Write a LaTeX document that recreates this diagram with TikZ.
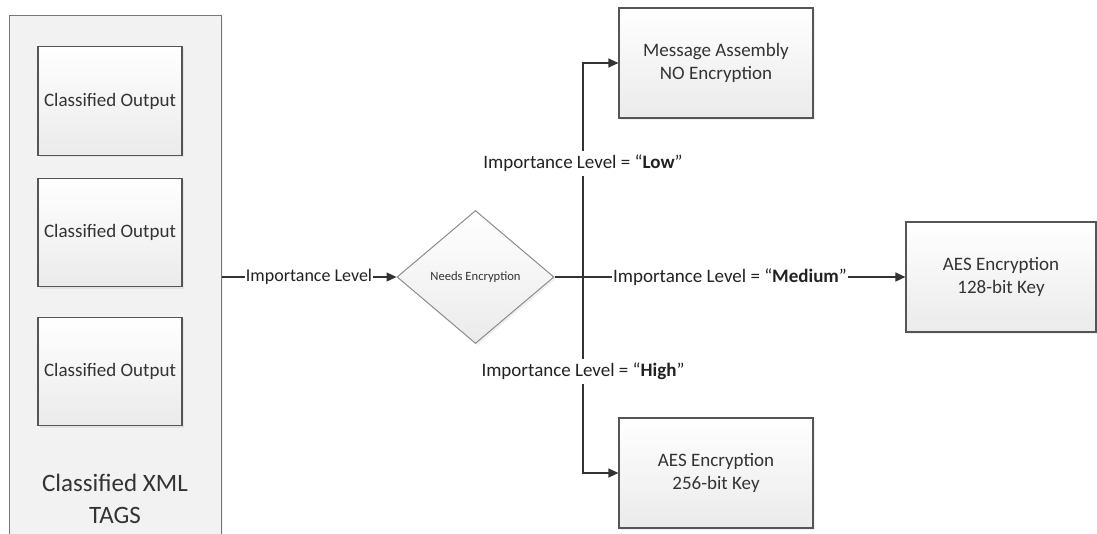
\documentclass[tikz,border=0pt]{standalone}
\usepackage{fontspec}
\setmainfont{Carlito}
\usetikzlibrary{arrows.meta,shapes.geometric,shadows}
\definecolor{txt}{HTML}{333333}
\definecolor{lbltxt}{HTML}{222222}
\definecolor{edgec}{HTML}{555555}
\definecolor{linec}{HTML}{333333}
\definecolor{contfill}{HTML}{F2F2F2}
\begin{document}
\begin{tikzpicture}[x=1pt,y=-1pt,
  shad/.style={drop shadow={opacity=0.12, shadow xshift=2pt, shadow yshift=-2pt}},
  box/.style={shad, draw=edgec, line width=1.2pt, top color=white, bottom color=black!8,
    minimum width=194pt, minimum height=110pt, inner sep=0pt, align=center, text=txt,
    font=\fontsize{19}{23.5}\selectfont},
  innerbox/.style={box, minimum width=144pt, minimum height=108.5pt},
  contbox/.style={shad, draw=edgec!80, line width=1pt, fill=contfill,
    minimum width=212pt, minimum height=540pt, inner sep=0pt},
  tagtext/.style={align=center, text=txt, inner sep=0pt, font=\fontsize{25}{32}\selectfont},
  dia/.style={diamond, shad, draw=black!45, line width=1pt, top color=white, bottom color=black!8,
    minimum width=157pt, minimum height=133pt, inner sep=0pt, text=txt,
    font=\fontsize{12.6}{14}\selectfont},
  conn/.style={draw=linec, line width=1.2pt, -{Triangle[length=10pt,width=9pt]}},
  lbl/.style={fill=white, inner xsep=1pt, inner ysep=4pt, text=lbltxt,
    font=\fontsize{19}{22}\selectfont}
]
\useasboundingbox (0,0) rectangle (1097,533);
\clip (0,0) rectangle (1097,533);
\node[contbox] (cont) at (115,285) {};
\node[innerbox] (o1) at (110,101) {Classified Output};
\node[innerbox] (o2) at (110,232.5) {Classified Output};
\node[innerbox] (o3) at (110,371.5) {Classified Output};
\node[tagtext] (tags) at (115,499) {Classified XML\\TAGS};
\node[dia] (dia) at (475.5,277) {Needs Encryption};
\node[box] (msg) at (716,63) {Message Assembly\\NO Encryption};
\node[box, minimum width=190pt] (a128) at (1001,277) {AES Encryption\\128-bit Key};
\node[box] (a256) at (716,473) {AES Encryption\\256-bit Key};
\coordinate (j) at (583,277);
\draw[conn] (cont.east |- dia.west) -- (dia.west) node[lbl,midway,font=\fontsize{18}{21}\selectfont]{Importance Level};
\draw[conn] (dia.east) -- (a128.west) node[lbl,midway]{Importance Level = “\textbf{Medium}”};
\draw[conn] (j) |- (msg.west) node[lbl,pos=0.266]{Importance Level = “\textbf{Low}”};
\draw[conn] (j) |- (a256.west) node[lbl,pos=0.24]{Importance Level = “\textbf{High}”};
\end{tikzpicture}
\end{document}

+++

== What needs to be done ==
Transcribe all the lines above exactly, apart from the pictures.

== Full answer ==
Write a LaTeX document that recreates this diagram with TikZ.
\documentclass[tikz,border=0pt]{standalone}
\usepackage{fontspec}
\setmainfont{Carlito}
\usetikzlibrary{arrows.meta,shapes.geometric,shadows}
\definecolor{txt}{HTML}{333333}
\definecolor{lbltxt}{HTML}{222222}
\definecolor{edgec}{HTML}{555555}
\definecolor{linec}{HTML}{333333}
\definecolor{contfill}{HTML}{F2F2F2}
\begin{document}
\begin{tikzpicture}[x=1pt,y=-1pt,
  shad/.style={drop shadow={opacity=0.12, shadow xshift=2pt, shadow yshift=-2pt}},
  box/.style={shad, draw=edgec, line width=1.2pt, top color=white, bottom color=black!8,
    minimum width=194pt, minimum height=110pt, inner sep=0pt, align=center, text=txt,
    font=\fontsize{19}{23.5}\selectfont},
  innerbox/.style={box, minimum width=144pt, minimum height=108.5pt},
  contbox/.style={shad, draw=edgec!80, line width=1pt, fill=contfill,
    minimum width=212pt, minimum height=540pt, inner sep=0pt},
  tagtext/.style={align=center, text=txt, inner sep=0pt, font=\fontsize{25}{32}\selectfont},
  dia/.style={diamond, shad, draw=black!45, line width=1pt, top color=white, bottom color=black!8,
    minimum width=157pt, minimum height=133pt, inner sep=0pt, text=txt,
    font=\fontsize{12.6}{14}\selectfont},
  conn/.style={draw=linec, line width=1.2pt, -{Triangle[length=10pt,width=9pt]}},
  lbl/.style={fill=white, inner xsep=1pt, inner ysep=4pt, text=lbltxt,
    font=\fontsize{19}{22}\selectfont}
]
\useasboundingbox (0,0) rectangle (1097,533);
\clip (0,0) rectangle (1097,533);
\node[contbox] (cont) at (115,285) {};
\node[innerbox] (o1) at (110,101) {Classified Output};
\node[innerbox] (o2) at (110,232.5) {Classified Output};
\node[innerbox] (o3) at (110,371.5) {Classified Output};
\node[tagtext] (tags) at (115,499) {Classified XML\\TAGS};
\node[dia] (dia) at (475.5,277) {Needs Encryption};
\node[box] (msg) at (716,63) {Message Assembly\\NO Encryption};
\node[box, minimum width=190pt] (a128) at (1001,277) {AES Encryption\\128-bit Key};
\node[box] (a256) at (716,473) {AES Encryption\\256-bit Key};
\coordinate (j) at (583,277);
\draw[conn] (cont.east |- dia.west) -- (dia.west) node[lbl,midway,font=\fontsize{18}{21}\selectfont]{Importance Level};
\draw[conn] (dia.east) -- (a128.west) node[lbl,midway]{Importance Level = “\textbf{Medium}”};
\draw[conn] (j) |- (msg.west) node[lbl,pos=0.266]{Importance Level = “\textbf{Low}”};
\draw[conn] (j) |- (a256.west) node[lbl,pos=0.24]{Importance Level = “\textbf{High}”};
\end{tikzpicture}
\end{document}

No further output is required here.